By Guest writer,Mark Wynne. Wynne
Copyright farmersweekly
Reading Time: 3 minutes
By Mark Wynne. Wynne is chair of the Alliance Group.
Alliance farmer-shareholders are facing the most important decision in the company’s 77-year history.
Over the past two years, Alliance has lifted its performance on the back of a refreshed strategy and a return to a back-to-basics approach.
Alliance is now a leaner, fitter, stronger business, and on track to return to profitability this year – a testament to the resilience of our farmers and the hard work of our team.
But progress alone is not enough. At this critical juncture, Alliance must re-capitalise its balance sheet. The Dawn Meats proposal provides that opportunity – not simply to survive, but to thrive.
The Scheme Booklet now with farmer-shareholders sets out the full details, including Northington Partners’ independent adviser’s report. It analyses the proposal’s structure, financial implications and alternatives. I urge every shareholder to read it carefully.
The Dawn Meats proposal delivers clear and immediate benefits: $250 million of immediate cash injection, a stronger balance sheet, restored confidence from our banks and a platform for sustainable growth.
Importantly, Dawn brings much more than debt repayment. Dawn adds balance sheet strength, global market access, processing expertise in beef and complementary customer channels.
Combined with Alliance’s leadership in lamb and established access into China, wider Asia and North America, this partnership will unlock significant commercial and operational synergies. It will enable us to extract more value in the market while protecting the jobs of our 4300 employees.
The independent adviser reinforces the value of the Dawn proposal. Northington Partners’ midpoint valuation of Dawn’s investment is $1.18 per share – a 93% premium over the current Alliance equity valuation. That is an attractive price and a strong endorsement of Alliance’s potential.
Equally important are the governance protections built in. The co-operative, through its 35% retained stake, would hold two of five directorships on the new Alliance board and have veto rights over a number of key decisions.
Some farmers have suggested what they believe are alternatives, such as asking shareholders once again to make capital contributions, sell company assets or retain profits to repay debt.
These ideas are not credible in the repayment time frame our banking partners have provided us, and in my view, they also give farmers false hope.
These farmers do not have access to the full financial picture, much of which is commercially sensitive and subject to bank confidentiality.
To illustrate, to meet today’s requirements, farmer-shareholders would have to immediately pay cash to Alliance. A shareholder with 50,000 shares would need to contribute approximately $100,000 right now.
Few can afford this or are willing to commit to it. The fewer farmers who contribute, the larger the commitment required from each participating farmer.
When farmers were invited to provide new capital last year, uptake was limited, which is why the board had to look externally.
Over the past 12-18 months we have exhausted every option. We engaged with banks, other food companies, sovereign wealth funds, private equity and farmers.
None could deliver the capital required within the time frame set by our banks. The banks have been unequivocal: our $188m-$220m working capital facility must be repaid in full, in cash, by the end of the year.

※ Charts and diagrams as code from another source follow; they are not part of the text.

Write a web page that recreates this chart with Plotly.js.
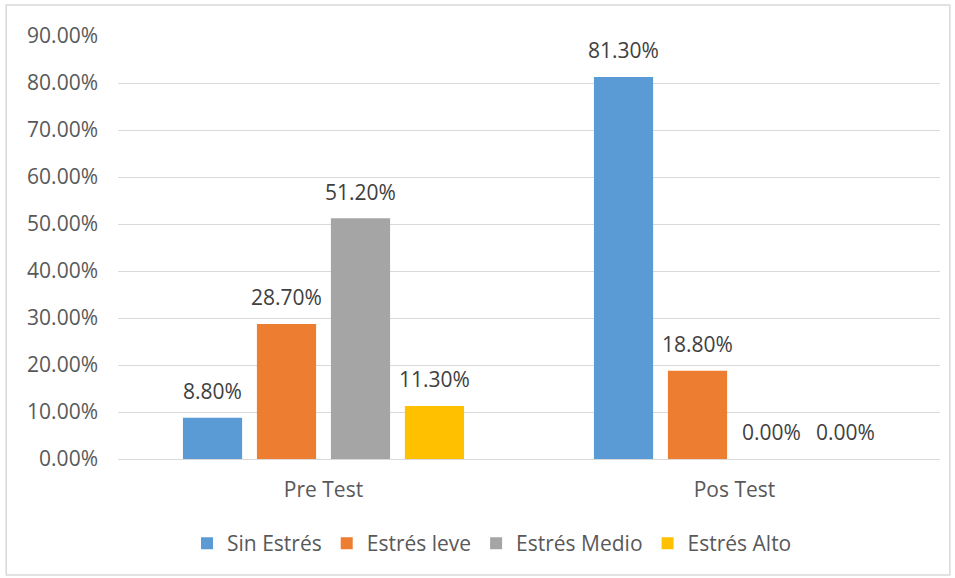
<!DOCTYPE html>
<html>
<head>
<meta charset="utf-8">
<script src="https://cdn.plot.ly/plotly-3.0.1.min.js"></script>
<style>html,body{margin:0;padding:0;background:#fff;}#chart{width:955px;height:578px;}</style>
</head>
<body>
<div id="chart"></div>
<script>
const categories = ["Pre Test", "Pos Test"];
const seriesNames = ["Sin Estrés", "Estrés leve", "Estrés Medio", "Estrés Alto"];
const sinEstres = [8.8, 81.3];
const estresLeve = [28.7, 18.8];
const estresMedio = [51.2, 0.0];
const estresAlto = [11.3, 0.0];
const yTicks = [0, 10, 20, 30, 40, 50, 60, 70, 80, 90];

const colors = ["#5B9BD5", "#ED7D31", "#A5A5A5", "#FFC000"];
const seriesValues = [sinEstres, estresLeve, estresMedio, estresAlto];
const fontFam = "Open Sans, sans-serif";
const FS = 21;

const barTraces = seriesValues.map((vals, i) => ({
  type: "bar",
  name: seriesNames[i],
  x: categories,
  y: vals,
  marker: {color: colors[i]},
  hoverinfo: "none"
}));

const labelTraces = seriesValues.map((vals, i) => ({
  type: "scatter",
  mode: "markers+text",
  name: seriesNames[i] + " label",
  x: categories,
  y: vals,
  text: vals.map(v => v.toFixed(2) + "%"),
  textposition: "top center",
  textfont: {family: fontFam, size: FS, color: "#404040"},
  marker: {size: 20, color: "rgba(0,0,0,0)"},
  cliponaxis: false,
  showlegend: false,
  hoverinfo: "none"
}));

const layout = {
  width: 955, height: 578,
  margin: {l: 118, r: 15, t: 36, b: 119},
  paper_bgcolor: "#ffffff",
  plot_bgcolor: "#ffffff",
  barmode: "group",
  scattermode: "group",
  bargap: 0.28,
  bargroupgap: 0.2,
  scattergap: 0.28,
  showlegend: true,
  legend: {
    orientation: "h", x: 0.455, xanchor: "center", y: -0.2, yanchor: "middle",
    font: {family: fontFam, size: FS, color: "#595959"},
    itemclick: false, itemdoubleclick: false, tracegroupgap: 0
  },
  xaxis: {
    showgrid: false, showline: false, zeroline: false,
    tickfont: {family: fontFam, size: FS, color: "#595959"},
    ticklabelstandoff: 16, fixedrange: true
  },
  yaxis: {
    range: [0, 90], tickvals: yTicks,
    ticktext: yTicks.map(v => v.toFixed(2) + "%"),
    showgrid: true, gridcolor: "#d9d9d9", gridwidth: 1,
    zeroline: true, zerolinecolor: "#d9d9d9", zerolinewidth: 1,
    showline: false,
    tickfont: {family: fontFam, size: FS, color: "#595959"},
    ticklabelstandoff: 19, fixedrange: true
  },
  shapes: [{
    type: "rect", xref: "paper", yref: "paper",
    x0: -0.136, x1: 1.012, y0: -0.274, y1: 1.073,
    line: {color: "#d9d9d9", width: 1.5}, fillcolor: "rgba(0,0,0,0)", layer: "below"
  }]
};

Plotly.newPlot("chart", barTraces.concat(labelTraces), layout, {displayModeBar: false, staticPlot: true});
</script>
</body>
</html>
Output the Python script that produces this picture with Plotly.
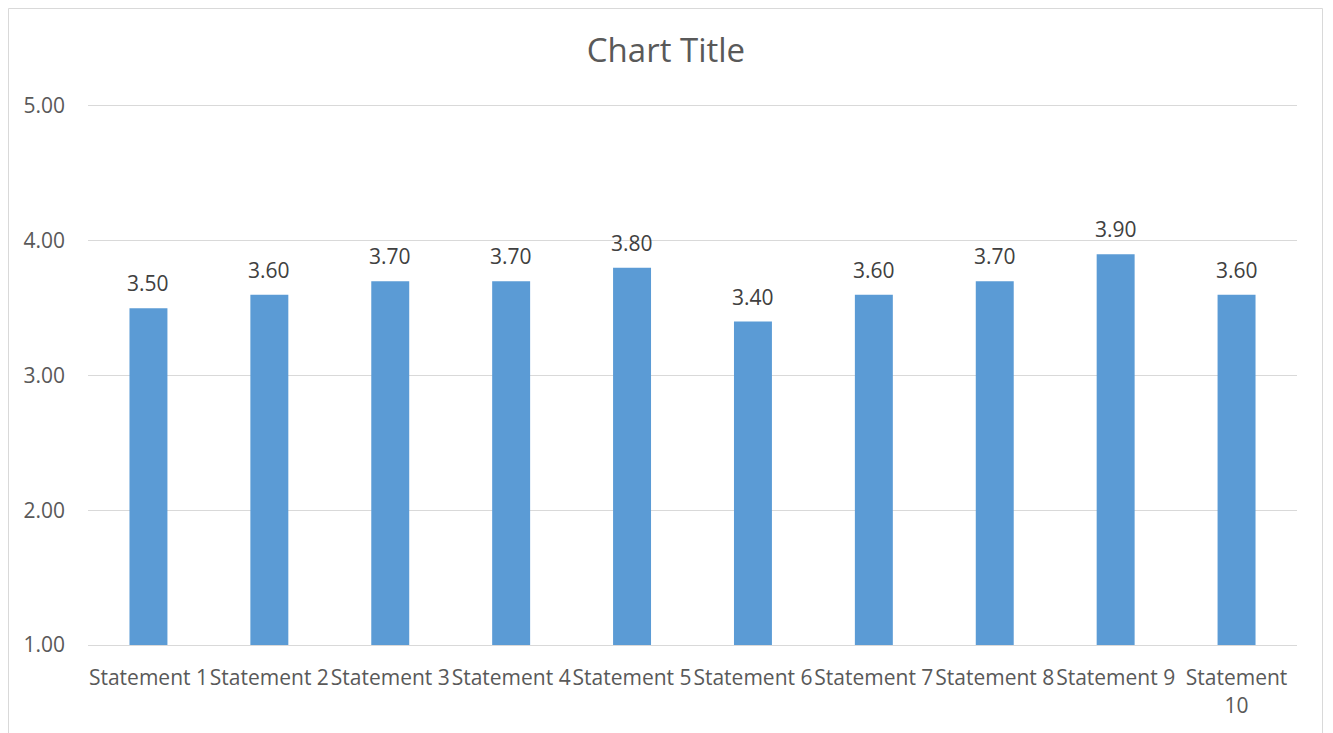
import plotly.graph_objects as go

categories = ["Statement 1", "Statement 2", "Statement 3", "Statement 4", "Statement 5",
              "Statement 6", "Statement 7", "Statement 8", "Statement 9", "Statement 10"]
tick_labels = ["Statement 1", "Statement 2", "Statement 3", "Statement 4", "Statement 5",
               "Statement 6", "Statement 7", "Statement 8", "Statement 9", "Statement<br>10"]
values = [3.50, 3.60, 3.70, 3.70, 3.80, 3.40, 3.60, 3.70, 3.90, 3.60]
y_ticks = [1, 2, 3, 4, 5]

FONT = "Open Sans"
W, H = 1333, 733
OFF = 8  # page body margin
ML, MR, MT, MB = 88 - OFF, 44, 106 - OFF, 96

fig = go.Figure()
fig.add_trace(go.Bar(
    x=categories, y=values,
    marker=dict(color="#5B9BD5", line=dict(width=0)),
    hoverinfo="x+y",
))

annotations = []
for c, v in zip(categories, values):
    annotations.append(dict(
        x=c, y=v, xref="x", yref="y", text=f"{v:.2f}", showarrow=False,
        yanchor="bottom", yshift=9,
        font=dict(family=FONT, size=21, color="#404040"),
    ))

pw = W - ML - MR
ph = H - MT - MB
# outer chart border (figure pixel coords converted to paper)
bx0, bx1, by0, by1 = 0.5, 1314.5, 0.5, 760
fig.add_shape(type="rect", xref="paper", yref="paper",
              x0=(bx0 - ML) / pw, x1=(bx1 - ML) / pw,
              y0=(H - MB - by1) / ph, y1=(H - MB - by0) / ph,
              line=dict(color="#D9D9D9", width=1), fillcolor="rgba(0,0,0,0)", layer="below")

fig.update_layout(
    width=W, height=H,
    margin=dict(l=ML, r=MR, t=MT, b=MB, pad=0),
    paper_bgcolor="white", plot_bgcolor="white",
    showlegend=False,
    bargap=0.686,
    title=dict(text="Chart Title", x=(666 - OFF) / W, xref="container", xanchor="center",
               y=1 - (50 - OFF) / H, yref="container", yanchor="middle",
               font=dict(family=FONT, size=33, color="#595959")),
    font=dict(family=FONT, color="#595959"),
    annotations=annotations,
    xaxis=dict(
        tickmode="array", tickvals=categories, ticktext=tick_labels, tickangle=0,
        tickfont=dict(family=FONT, size=21, color="#595959"),
        showgrid=False, showline=True, linecolor="#D9D9D9", linewidth=1, mirror=True,
        ticks="", ticklabelstandoff=14, zeroline=False,
    ),
    yaxis=dict(
        range=[1, 5], tickvals=y_ticks, tickformat=".2f",
        tickfont=dict(family=FONT, size=21, color="#595959"),
        showgrid=True, gridcolor="#D9D9D9", gridwidth=1,
        showline=False, zeroline=False, ticks="", ticklabelstandoff=22,
    ),
)

fig.write_html("out.html")
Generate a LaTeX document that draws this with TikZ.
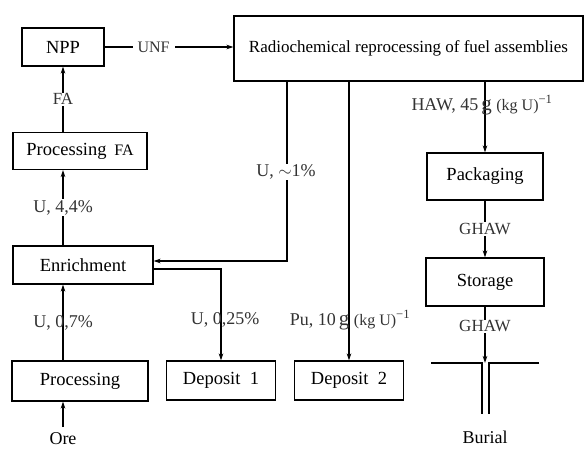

No extensions will be granted.
Northington Partners’ assessment is clear: the Dawn Meats proposal is the best option available. It addresses our immediate capital need, strengthens the company, enhances operational capability and positions Alliance for future growth.
Just as clearly, the report highlights the risks of a “No” vote – including the real possibility of insolvency.
Some may point to rising livestock prices as a reason to delay. While welcome, stronger markets do not repair the balance sheet or satisfy the banks. Two difficult seasons have left Alliance exposed, and profit alone cannot repay a facility of this scale by the end of the year.
The Dawn Meats proposal delivers the capital and certainty Alliance needs to thrive with a complementary partner that shares our values and brings operational excellence.
It secures our banking relationships, protects thousands of jobs, keeps Alliance globally competitive and gives farmer-shareholders the opportunity to grow the value of their 35% stake over time.
At the beginning of this process, it was the board’s strong preference to remain 100% farmer-owned, but without $200m-plus of shareholder cash investment, we had no choice but to seek external investment.
The alternative is stark: a bank-led process involving forced asset sales, site closures and widespread job losses. There is no middle ground.
I urge every shareholder to read the Scheme Booklet, consider the independent adviser’s report, attend one of the upcoming roadshow meetings and take part in this crucial decision.